● **What the task asks**: Starting at the line containing "What TikZ code", please quote every line up to and including the line containing "(12,10) -- (12,560);", exactly, and nothing beyond.

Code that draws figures
## BEGIN

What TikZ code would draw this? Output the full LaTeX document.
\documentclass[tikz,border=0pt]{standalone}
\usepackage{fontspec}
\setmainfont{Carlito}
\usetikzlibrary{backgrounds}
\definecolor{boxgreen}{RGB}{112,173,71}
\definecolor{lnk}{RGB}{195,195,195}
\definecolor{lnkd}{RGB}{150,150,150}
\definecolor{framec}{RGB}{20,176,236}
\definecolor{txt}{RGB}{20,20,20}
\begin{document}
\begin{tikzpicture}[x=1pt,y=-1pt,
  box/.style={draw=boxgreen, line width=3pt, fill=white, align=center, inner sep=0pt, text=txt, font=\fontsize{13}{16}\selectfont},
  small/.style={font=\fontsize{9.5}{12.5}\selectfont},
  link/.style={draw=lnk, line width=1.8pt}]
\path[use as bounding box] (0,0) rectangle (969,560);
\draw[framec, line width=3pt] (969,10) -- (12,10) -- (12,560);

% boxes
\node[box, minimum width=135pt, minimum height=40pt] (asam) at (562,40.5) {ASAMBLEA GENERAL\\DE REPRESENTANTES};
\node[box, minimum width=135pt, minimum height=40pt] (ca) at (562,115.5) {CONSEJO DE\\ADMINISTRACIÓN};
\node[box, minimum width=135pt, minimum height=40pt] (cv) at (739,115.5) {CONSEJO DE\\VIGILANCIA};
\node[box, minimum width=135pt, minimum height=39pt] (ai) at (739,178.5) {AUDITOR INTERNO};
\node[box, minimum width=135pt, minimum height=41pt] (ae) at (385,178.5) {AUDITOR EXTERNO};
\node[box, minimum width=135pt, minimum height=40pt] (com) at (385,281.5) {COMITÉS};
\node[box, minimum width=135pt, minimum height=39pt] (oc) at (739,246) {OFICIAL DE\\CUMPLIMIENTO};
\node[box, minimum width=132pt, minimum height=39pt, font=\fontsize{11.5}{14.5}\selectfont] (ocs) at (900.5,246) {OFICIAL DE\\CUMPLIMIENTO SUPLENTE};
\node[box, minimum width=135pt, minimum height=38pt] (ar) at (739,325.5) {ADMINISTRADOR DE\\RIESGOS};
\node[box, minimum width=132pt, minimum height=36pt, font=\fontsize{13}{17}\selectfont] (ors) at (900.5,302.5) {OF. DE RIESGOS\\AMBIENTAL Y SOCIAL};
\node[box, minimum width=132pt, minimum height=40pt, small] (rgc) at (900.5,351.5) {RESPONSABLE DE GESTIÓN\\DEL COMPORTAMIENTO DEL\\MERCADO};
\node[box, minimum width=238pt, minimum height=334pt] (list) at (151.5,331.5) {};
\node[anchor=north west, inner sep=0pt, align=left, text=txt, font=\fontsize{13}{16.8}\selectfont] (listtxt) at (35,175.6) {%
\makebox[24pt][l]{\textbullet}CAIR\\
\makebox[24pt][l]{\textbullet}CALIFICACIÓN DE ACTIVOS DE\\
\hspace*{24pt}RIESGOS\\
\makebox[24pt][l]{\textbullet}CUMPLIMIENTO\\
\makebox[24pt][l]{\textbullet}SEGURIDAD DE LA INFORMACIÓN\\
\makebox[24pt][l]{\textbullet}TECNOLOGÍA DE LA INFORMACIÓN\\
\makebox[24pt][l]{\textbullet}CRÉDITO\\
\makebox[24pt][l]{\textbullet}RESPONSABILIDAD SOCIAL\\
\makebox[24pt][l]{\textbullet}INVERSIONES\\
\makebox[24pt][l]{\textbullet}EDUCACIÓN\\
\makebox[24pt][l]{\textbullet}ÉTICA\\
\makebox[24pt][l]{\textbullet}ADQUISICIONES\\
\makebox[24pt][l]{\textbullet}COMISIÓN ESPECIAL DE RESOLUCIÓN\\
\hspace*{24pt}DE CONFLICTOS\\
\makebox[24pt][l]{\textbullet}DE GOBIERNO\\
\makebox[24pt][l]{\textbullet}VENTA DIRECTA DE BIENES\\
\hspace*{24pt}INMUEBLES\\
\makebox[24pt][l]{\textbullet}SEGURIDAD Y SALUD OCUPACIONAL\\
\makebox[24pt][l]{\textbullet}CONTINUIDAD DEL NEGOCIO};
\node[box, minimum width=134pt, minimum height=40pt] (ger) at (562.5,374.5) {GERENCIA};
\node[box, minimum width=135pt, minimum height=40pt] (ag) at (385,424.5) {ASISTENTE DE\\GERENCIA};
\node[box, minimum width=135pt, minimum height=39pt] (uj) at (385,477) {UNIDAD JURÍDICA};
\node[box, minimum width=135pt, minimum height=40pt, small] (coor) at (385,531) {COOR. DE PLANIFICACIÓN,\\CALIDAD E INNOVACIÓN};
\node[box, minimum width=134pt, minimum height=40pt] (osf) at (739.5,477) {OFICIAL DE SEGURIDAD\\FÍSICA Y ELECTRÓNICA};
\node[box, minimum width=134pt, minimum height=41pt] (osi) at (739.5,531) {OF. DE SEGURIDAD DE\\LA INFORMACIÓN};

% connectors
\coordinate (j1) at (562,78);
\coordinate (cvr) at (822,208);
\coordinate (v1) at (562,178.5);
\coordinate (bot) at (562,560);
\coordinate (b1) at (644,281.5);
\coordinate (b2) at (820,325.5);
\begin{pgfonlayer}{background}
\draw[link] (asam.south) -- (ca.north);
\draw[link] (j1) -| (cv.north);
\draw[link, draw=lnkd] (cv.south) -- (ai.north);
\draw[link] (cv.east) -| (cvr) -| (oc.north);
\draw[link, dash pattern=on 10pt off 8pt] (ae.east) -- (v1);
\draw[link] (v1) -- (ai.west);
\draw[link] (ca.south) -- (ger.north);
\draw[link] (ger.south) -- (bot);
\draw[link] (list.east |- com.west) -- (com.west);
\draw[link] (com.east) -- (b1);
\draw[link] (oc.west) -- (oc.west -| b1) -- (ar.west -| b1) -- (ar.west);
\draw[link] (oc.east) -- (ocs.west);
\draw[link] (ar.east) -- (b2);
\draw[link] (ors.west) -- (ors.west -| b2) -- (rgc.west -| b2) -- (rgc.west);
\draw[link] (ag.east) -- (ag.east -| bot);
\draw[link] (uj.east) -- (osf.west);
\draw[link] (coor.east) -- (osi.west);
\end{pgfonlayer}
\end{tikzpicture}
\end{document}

## END
## BEGIN

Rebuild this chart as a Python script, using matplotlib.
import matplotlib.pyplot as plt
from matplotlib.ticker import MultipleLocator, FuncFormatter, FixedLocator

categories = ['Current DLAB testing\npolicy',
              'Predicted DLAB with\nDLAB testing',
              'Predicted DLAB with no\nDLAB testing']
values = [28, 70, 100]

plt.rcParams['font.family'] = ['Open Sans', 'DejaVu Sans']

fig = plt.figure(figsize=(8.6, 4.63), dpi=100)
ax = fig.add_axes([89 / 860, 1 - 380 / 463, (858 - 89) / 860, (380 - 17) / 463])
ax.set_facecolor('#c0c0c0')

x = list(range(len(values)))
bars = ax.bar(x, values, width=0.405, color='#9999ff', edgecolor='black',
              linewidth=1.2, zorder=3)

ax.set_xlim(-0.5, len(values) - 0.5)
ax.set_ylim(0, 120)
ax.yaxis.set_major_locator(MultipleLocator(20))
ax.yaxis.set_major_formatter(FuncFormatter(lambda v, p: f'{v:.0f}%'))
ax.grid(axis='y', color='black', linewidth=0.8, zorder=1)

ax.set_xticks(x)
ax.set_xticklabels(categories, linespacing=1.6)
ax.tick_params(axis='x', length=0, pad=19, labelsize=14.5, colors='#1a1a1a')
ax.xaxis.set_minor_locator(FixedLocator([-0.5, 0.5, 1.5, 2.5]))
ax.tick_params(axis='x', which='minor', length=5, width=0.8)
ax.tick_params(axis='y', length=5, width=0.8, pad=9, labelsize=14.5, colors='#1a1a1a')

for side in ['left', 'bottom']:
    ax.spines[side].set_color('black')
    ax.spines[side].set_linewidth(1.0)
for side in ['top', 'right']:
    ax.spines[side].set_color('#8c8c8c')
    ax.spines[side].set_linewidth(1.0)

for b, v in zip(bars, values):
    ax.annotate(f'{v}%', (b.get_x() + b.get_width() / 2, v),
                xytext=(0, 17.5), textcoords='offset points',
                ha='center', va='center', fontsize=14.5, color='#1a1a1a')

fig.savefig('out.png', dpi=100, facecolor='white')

## END
## BEGIN

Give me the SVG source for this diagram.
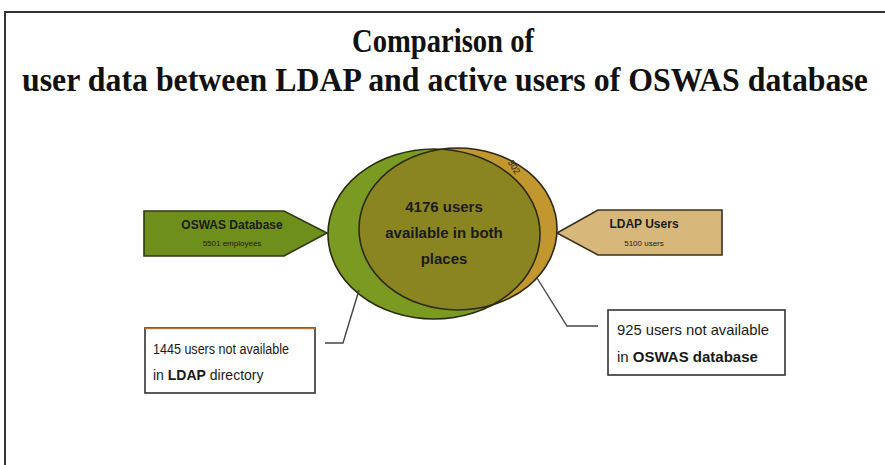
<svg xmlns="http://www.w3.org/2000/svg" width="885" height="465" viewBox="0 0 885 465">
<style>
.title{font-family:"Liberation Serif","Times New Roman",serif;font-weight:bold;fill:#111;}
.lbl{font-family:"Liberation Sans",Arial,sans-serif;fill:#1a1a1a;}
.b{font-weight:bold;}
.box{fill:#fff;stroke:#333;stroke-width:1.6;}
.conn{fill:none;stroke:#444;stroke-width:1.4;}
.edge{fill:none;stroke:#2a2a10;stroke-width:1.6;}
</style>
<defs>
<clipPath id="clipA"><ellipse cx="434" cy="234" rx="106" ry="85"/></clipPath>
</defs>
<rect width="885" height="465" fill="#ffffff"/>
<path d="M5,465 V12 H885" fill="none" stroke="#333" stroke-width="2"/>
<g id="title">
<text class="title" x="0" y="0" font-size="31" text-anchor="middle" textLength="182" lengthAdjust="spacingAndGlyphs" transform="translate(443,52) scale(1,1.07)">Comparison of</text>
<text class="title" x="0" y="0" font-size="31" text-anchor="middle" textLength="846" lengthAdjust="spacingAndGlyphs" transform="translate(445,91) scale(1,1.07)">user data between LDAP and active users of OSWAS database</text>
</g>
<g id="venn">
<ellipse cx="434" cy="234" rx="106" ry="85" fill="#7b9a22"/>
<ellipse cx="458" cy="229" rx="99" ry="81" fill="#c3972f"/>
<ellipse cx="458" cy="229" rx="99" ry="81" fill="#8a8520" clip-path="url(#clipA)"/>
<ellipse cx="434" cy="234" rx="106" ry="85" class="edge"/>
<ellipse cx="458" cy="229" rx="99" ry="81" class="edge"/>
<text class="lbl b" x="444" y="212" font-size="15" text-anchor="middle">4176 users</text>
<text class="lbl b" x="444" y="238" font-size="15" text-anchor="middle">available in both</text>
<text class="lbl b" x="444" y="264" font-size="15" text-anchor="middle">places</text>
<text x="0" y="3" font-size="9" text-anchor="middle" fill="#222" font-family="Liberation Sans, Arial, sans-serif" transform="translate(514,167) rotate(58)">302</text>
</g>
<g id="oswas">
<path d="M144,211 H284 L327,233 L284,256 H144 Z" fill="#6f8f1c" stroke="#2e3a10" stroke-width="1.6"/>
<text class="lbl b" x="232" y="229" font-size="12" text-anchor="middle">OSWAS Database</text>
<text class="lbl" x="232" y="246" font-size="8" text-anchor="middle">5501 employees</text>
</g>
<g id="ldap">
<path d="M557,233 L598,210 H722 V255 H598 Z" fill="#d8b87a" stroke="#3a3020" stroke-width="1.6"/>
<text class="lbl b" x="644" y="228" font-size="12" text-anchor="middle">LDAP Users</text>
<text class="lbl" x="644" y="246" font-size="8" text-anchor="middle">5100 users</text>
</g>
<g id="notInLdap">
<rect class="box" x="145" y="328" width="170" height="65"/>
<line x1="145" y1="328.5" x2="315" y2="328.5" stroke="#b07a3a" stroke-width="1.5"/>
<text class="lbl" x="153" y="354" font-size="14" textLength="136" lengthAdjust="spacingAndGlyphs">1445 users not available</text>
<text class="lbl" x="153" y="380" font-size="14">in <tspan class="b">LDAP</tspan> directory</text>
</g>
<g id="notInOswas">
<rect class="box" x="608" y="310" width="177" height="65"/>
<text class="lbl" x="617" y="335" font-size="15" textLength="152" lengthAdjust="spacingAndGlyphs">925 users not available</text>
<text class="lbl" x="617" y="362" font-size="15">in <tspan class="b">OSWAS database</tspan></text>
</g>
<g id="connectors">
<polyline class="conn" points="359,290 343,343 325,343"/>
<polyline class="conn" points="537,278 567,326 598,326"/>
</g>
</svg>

## END

● **Output of the exercise**:
What TikZ code would draw this? Output the full LaTeX document.
\documentclass[tikz,border=0pt]{standalone}
\usepackage{fontspec}
\setmainfont{Carlito}
\usetikzlibrary{backgrounds}
\definecolor{boxgreen}{RGB}{112,173,71}
\definecolor{lnk}{RGB}{195,195,195}
\definecolor{lnkd}{RGB}{150,150,150}
\definecolor{framec}{RGB}{20,176,236}
\definecolor{txt}{RGB}{20,20,20}
\begin{document}
\begin{tikzpicture}[x=1pt,y=-1pt,
  box/.style={draw=boxgreen, line width=3pt, fill=white, align=center, inner sep=0pt, text=txt, font=\fontsize{13}{16}\selectfont},
  small/.style={font=\fontsize{9.5}{12.5}\selectfont},
  link/.style={draw=lnk, line width=1.8pt}]
\path[use as bounding box] (0,0) rectangle (969,560);
\draw[framec, line width=3pt] (969,10) -- (12,10) -- (12,560);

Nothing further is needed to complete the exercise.